No todos, pero sí los mejores momentos de mi juventud.

¿Hay algún conjuro contra la nostalgia de lo perdido?

Hay dos expresiones que se dan de cachetes. Una es el refrán español “que me quiten lo bailao”. Otra, la cita de Dante según la cual “no hay mayor dolor que acordarse del tiempo feliz en la miseria”. Para la primera, está abolida la nostalgia; para la segunda, ella es abrumadora. No creo que haya tal conjuro, pero sí la satisfacción de vivir entre seres amados, y la esperanza de ir a encontrar, aun en la vejez (en 2010 cumpliré ochenta años), cosas nuevas: amistades, experiencias.

¿La lectura de algún libro puede fortalecer al hombre frente a la idea de la muerte?
Borges, que se consideraba más que un buen escritor (sabemos que lo fue en grado sumo) un buen lector, llegó a adquirir —frente a la idea, a la certidumbre de la muerte— la actitud de un estoico. No hace mucho se publicó en libro el diario de Bioy Casares sobre Borges. Dudo mucho que Bioy hubiera autorizado esa publicación. Pero a lo que vamos: allí aparece un Borges íntimo con una suerte de serenidad frente a la muerte que Bioy no compartía. También Alfonso Reyes llegó a tener esa actitud. ¿La derivaron ambos de sus copiosas lecturas? Quién sabe.

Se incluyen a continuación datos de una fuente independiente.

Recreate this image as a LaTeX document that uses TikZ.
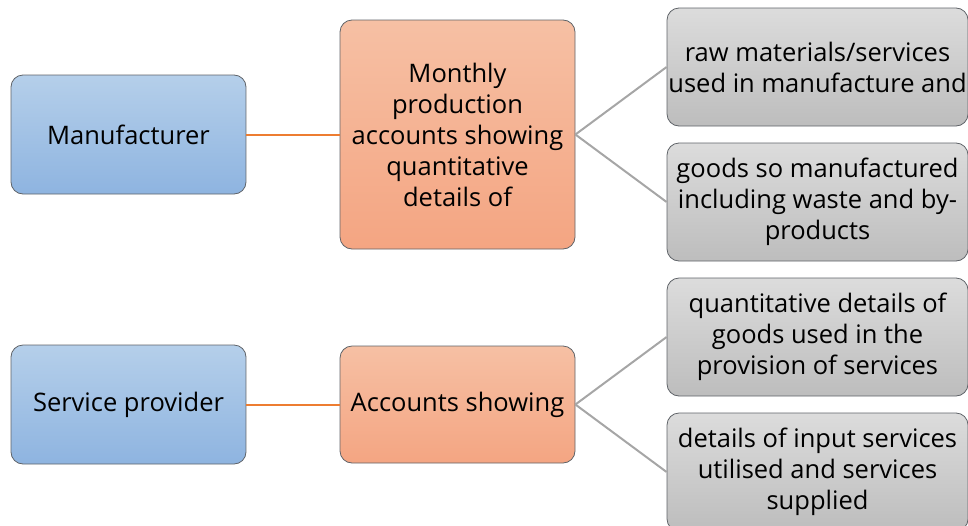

¿Cómo se lleva con esa idea?
Descubrí mi condición mortal siendo niño, y durante años padecí una atroz tanatofobia. No comprendía cómo personas inteligentes podían vivir de un modo al parecer tranquilo sabiéndose (como tenían que saberse) mortales. Cuando, sabe Dios cómo, fui saliendo de ese estado, me topé a mis quince años con la obra de Unamuno. El primer libro suyo que leí fue Mi religión y otros ensayos breves (por supuesto, en la edición argentina de Austral). Luego seguí leyéndolo, y me impresionó en particular, como es de suponer, Del sentimiento trágico de la vida. Como he citado a Borges, recuérdese que él, quien también admiró mucho a Unamuno, no compartía la aspiración a no morir del gran vasco. En lo adelante, no puedo decir que me haya reconciliado con esa, digamos, idea, pero he encontrado razones para vivir y la esperanza de que algo de mí pervivirá en gente amada que a lo mejor no he de conocer nunca.

¿Con qué palabras nombraría el futuro que sueña?
El comunismo tal como lo hubiera realizado José Martí.